Diamond is not 100% pure carbon

Diamonds come in many different hues, including the rare pink. Picture: Flickr

It’s amazing to think that soft charcoal, black coal, graphite and diamond are all made of carbon and the differences are due to the packing arrangements of carbon atoms. Diamonds, when cut, have the ability to reflect light beautifully, and even have slightly different hues.

According to Professor Phillips, diamond is usually at least 99.7 per cent carbon with the remainder comprising impurities of other elements, giving them their colour.

“If you look at the periodic table of elements, to the left of carbon is boron and to the right is nitrogen. If there are traces of nitrogen, the colour of the diamond is yellow and traces of boron make it blue,” he says.

“Some diamonds are brown and have experienced a rough time in the planet’s mantle. At the molecular level the planes of weakness have slipped or deformed. This means light penetrating them is slightly distorted, resulting in the brown colour.

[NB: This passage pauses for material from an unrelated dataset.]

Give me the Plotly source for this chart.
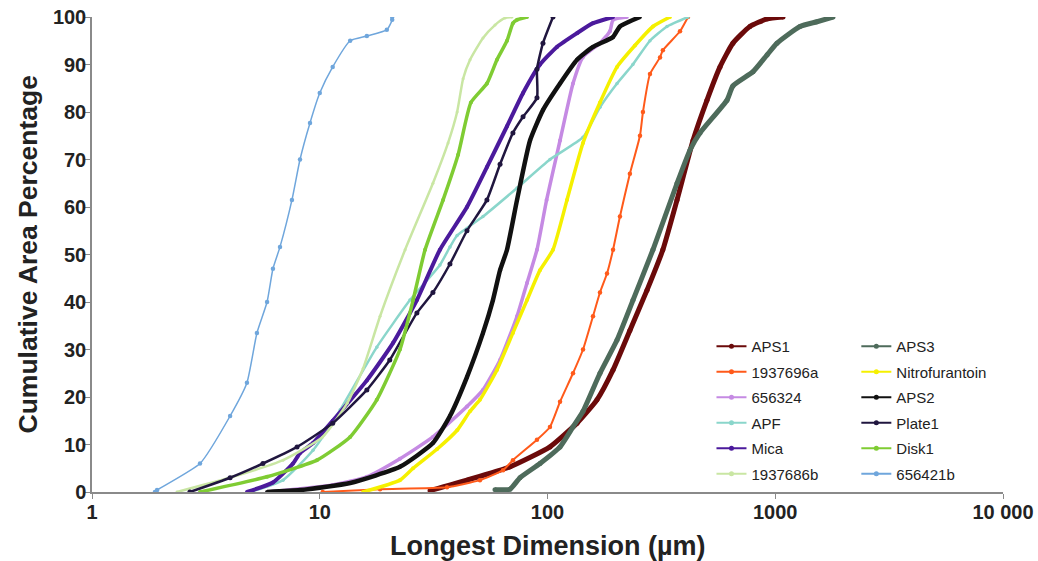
import plotly.graph_objects as go

# ---- data (longest dimension in µm, cumulative area %) ----
aps1_x = [30.5, 44.3, 68.4, 102.5, 134.8, 164.9, 194, 230, 273.5, 321, 370.5, 435.4, 501.5, 572, 652, 774, 920, 1082]
aps1_y = [0.3, 2.5, 5.3, 9.5, 14.5, 19.4, 25.7, 34, 42.5, 51, 61.5, 74, 82.5, 89.5, 94.5, 98, 99.6, 100]

aps3_x = [58.8, 68.4, 75.7, 92.7, 113.5, 129.4, 143.2, 170, 202, 237.4, 290.4, 370.5, 422.5, 467.4, 614, 652, 799, 920, 1018, 1284, 1525, 1793]
aps3_y = [0.5, 0.6, 3, 6, 9.5, 13.7, 17, 25, 32, 40.4, 51, 65, 72, 75.6, 82.5, 85.5, 88.5, 92, 94.5, 98, 99, 100]

s1937696a_x = [10.3, 18.4, 36.2, 50.5, 63.8, 70.5, 89.9, 102.5, 113.5, 129.4, 143.2, 158.4, 170, 182.5, 194, 208, 230, 254.7, 262.5, 281.8, 311.9, 321, 381.8, 414]
s1937696a_y = [0, 0.6, 1, 2.5, 4.6, 6.7, 11, 13.7, 19, 25, 30, 37, 42, 46, 51, 58, 67, 75, 80, 88, 91.5, 93, 97, 100]

nitro_x = [15.5, 22.5, 25.7, 32.7, 40.1, 45.7, 50.5, 60, 70.5, 81.3, 92.7, 105.7, 121.8, 143.2, 170, 202, 242, 290.4, 345]
nitro_y = [0, 2.5, 5, 9, 13, 17, 19.4, 25.7, 33.5, 40.4, 46.7, 51, 61.5, 73.5, 82, 89.5, 94, 98, 100]

s656324_x = [5.9, 11.4, 16.1, 22.5, 31.4, 44.3, 52.1, 61.9, 73.5, 81.3, 89.9, 99.1, 113.5, 129.4, 143.2, 170, 188, 194, 223]
s656324_y = [0, 1.5, 3.2, 7, 11.6, 18, 21.5, 27.8, 37, 44, 51, 61.5, 74, 86, 91.6, 94.5, 97, 99.4, 100]

aps2_x = [5.87, 8.19, 13.6, 22.5, 31.4, 37.3, 44.3, 52.1, 57.6, 61.9, 66.4, 73.5, 83.8, 95.5, 113.5, 134.8, 158.4, 194, 208, 254.7]
aps2_y = [0, 0.4, 1.9, 5.3, 10.3, 16, 24.2, 33.5, 40.4, 46.7, 51, 61.5, 74, 80.4, 86, 91, 93.7, 95.8, 98, 100]

apf_x = [4.94, 6.9, 9.34, 12.3, 17.8, 24.9, 33.7, 37.3, 40.1, 52.1, 73.5, 102.5, 143.2, 170, 202, 237, 281.8, 334.7, 414]
apf_y = [0, 2.5, 8.8, 17.3, 30.5, 40.4, 47.8, 51.6, 54, 58, 64, 70, 74.7, 81, 86, 90, 95, 98, 100]

plate1_x = [2.69, 4.04, 5.63, 7.95, 11.4, 16.1, 20.3, 26.7, 31.4, 37.3, 44.3, 54.2, 61.9, 70.5, 78.1, 89.9, 89.9, 95.5, 105.7]
plate1_y = [0, 3, 6, 9.5, 14.5, 21.5, 27.8, 37.7, 42, 48, 55, 61.5, 69, 75.6, 79, 83, 89, 94.5, 100]

mica_x = [4.79, 6.23, 7.63, 8.19, 9.34, 11.4, 16.1, 21.0, 26.7, 33.7, 44.3, 54.2, 66.4, 78.1, 92.7, 110, 134.8, 158.4, 194]
mica_y = [0, 2, 6, 8.2, 10.3, 15, 23.5, 31.4, 40.4, 51, 60, 68.4, 77, 84, 90, 93.7, 96.6, 98.7, 100]

disk1_x = [2.98, 5.87, 9.72, 13.6, 17.8, 22.5, 25.7, 29.0, 34.8, 40.5, 46.1, 54.2, 60, 66.4, 70.5, 73.5, 81.3]
disk1_y = [0, 3.2, 6.7, 11.6, 19.4, 30, 40.4, 51, 61.5, 71, 82, 86, 91, 95, 98.7, 99.4, 100]

s1937686b_x = [2.36, 4.16, 6.9, 10.3, 13.2, 15.5, 18.4, 23.7, 31.4, 36.6, 40.1, 42.6, 45.7, 52.1, 58.8, 65.1, 69.8]
s1937686b_y = [0, 3.2, 6.7, 11.6, 18.7, 26, 37, 51, 65, 73.5, 80, 87, 91, 95.6, 98.3, 99.8, 100]

s656421b_x = [1.89, 1.93, 2.98, 4.04, 4.79, 5.30, 5.87, 6.23, 6.69, 7.55, 8.19, 9.06, 10.0, 11.4, 13.6, 16.1, 19.7, 20.8, 20.8]
s656421b_y = [0, 0.4, 6, 16, 23, 33.5, 40, 47, 51.6, 61.5, 70, 77.7, 84, 89.5, 95, 96, 97.3, 99.4, 100]

x_tickvals = [1, 10, 100, 1000, 10000]
x_ticktext = ["1", "10", "100", "1000", "10 000"]
y_tickvals = [0, 10, 20, 30, 40, 50, 60, 70, 80, 90, 100]

# (name, x, y, color, line width, marker size, legend)
series = [
    ("APS1", aps1_x, aps1_y, "#6b0a0a", 5, 5, "legend"),
    ("1937696a", s1937696a_x, s1937696a_y, "#ff5a1a", 2, 4.5, "legend"),
    ("656324", s656324_x, s656324_y, "#c58ae3", 3.5, 4, "legend"),
    ("APF", apf_x, apf_y, "#8ad6cb", 2.5, 3.5, "legend"),
    ("Mica", mica_x, mica_y, "#4b1a9c", 4, 4, "legend"),
    ("1937686b", s1937686b_x, s1937686b_y, "#c9e6a3", 2.5, 3, "legend"),
    ("APS3", aps3_x, aps3_y, "#4e6b5b", 5, 5, "legend2"),
    ("Nitrofurantoin", nitro_x, nitro_y, "#f5f000", 3.5, 4, "legend2"),
    ("APS2", aps2_x, aps2_y, "#111111", 4.5, 4, "legend2"),
    ("Plate1", plate1_x, plate1_y, "#20163f", 2.5, 5, "legend2"),
    ("Disk1", disk1_x, disk1_y, "#7fcc33", 3.5, 4, "legend2"),
    ("656421b", s656421b_x, s656421b_y, "#6fa6dc", 1.5, 4.5, "legend2"),
]

fig = go.Figure()
for name, xs, ys, col, lw, ms, lg in series:
    fig.add_trace(go.Scatter(
        x=xs, y=ys, name=name, mode="lines+markers",
        line=dict(color=col, width=lw, shape="spline", smoothing=0.5),
        marker=dict(color=col, size=ms),
        showlegend=False, legendgroup=name,
    ))
# legend entries (thin line with a dot, as in the reference key)
for name, xs, ys, col, lw, ms, lg in series:
    fig.add_trace(go.Scatter(
        x=[None], y=[None], name=name, mode="lines+markers",
        line=dict(color=col, width=2), marker=dict(color=col, size=5),
        legend=lg, legendgroup=name, showlegend=True, hoverinfo="skip",
    ))

axis_font = dict(family="Liberation Sans, Arial, sans-serif", size=20, color="#222222", weight="bold")
fig.update_layout(
    width=1038, height=561,
    margin=dict(l=92, r=35, t=17, b=69, autoexpand=False),
    paper_bgcolor="white", plot_bgcolor="white",
    font=dict(family="Liberation Sans, Arial, sans-serif", color="#222222"),
    xaxis=dict(type="log", range=[0, 4], tickvals=x_tickvals, ticktext=x_ticktext,
               showgrid=False, zeroline=False, showline=True, linecolor="#8a8a8a", linewidth=1.5,
               ticks="outside", ticklen=5, tickcolor="#8a8a8a", tickfont=axis_font,
               ticklabelstandoff=-4, automargin=False),
    yaxis=dict(range=[0, 100], tickvals=y_tickvals, showgrid=False, zeroline=False,
               showline=True, linecolor="#8a8a8a", linewidth=1.5,
               ticks="outside", ticklen=5, tickcolor="#8a8a8a", tickfont=axis_font,
               ticklabelstandoff=-5, automargin=False),
    legend=dict(x=0.68, y=0.341, xanchor="left", yanchor="top", bgcolor="rgba(0,0,0,0)",
                font=dict(size=15, color="#222222"), tracegroupgap=3),
    legend2=dict(x=0.839, y=0.341, xanchor="left", yanchor="top", bgcolor="rgba(0,0,0,0)",
                 font=dict(size=15, color="#222222"), tracegroupgap=3),
    annotations=[
        dict(text="Longest Dimension (µm)", xref="paper", yref="paper", x=0.5, y=-0.113,
             xanchor="center", yanchor="middle", showarrow=False,
             font=dict(size=27, color="#222222", weight="bold")),
        dict(text="Cumulative Area Percentage", xref="paper", yref="paper", x=-0.0703, y=0.5,
             xanchor="center", yanchor="middle", textangle=-90, showarrow=False,
             font=dict(size=26.5, color="#222222", weight="bold")),
    ],
)

fig.write_html("out.html", config={"displayModeBar": False},
               post_script="document.body.style.margin='0px';")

“The rare pink colour is a conundrum, but it may also relate to a form of plastic deformation. Black or grey diamonds may contain abundant inclusions such as graphite or sulphides in addition or alternatively they may contain many small diamonds intimately inter-grown with one another.”

the allure of REAL and SYNTHEtic Diamond

The allure of diamonds is possibly in the way they reflect light. The brilliant cut is common and popular in diamond rings. Professor Phillips explains:

“The brilliant cut utilises the natural octahedral shape of most diamonds, so the cutter can take advantage of the planes of weakness to cleave the diamond and maximise light reflectivity from the facets.”

A Kimberlite from South Africa, one of the host rocks in which diamonds are found. Picture: Flickr

But when natural diamonds are compared to some of today’s lab created diamonds they are virtually indistinguishable. So, how do you make a diamond?

Professor Phillips describes the somewhat lengthy natural processes.

“Bury carbon to 150 to 200 km under the earth’s surface in the mantle where it can can be subjected to extreme temperature and pressure. Then wait for the rocks that house the diamonds to reach the earth’s surface via erupting volcanoes,” he says.

Synthetic diamonds require less patience, using a high pressure and high temperature method often producing impressive results. Another new chemical vaporisation method produces thin layers of diamond.

This was the method by which the German scientists made a diamond sample out of peanut butter, although Professor Phillips says it is unlikely this method will be used to make jewellery.

Most diamonds, whether real or synthetic, are actually used for industrial and engineering purposes such as electronics and drill machine tools for building cars, aircraft and ships. They are industry’s best friend - an interesting alternative to bling.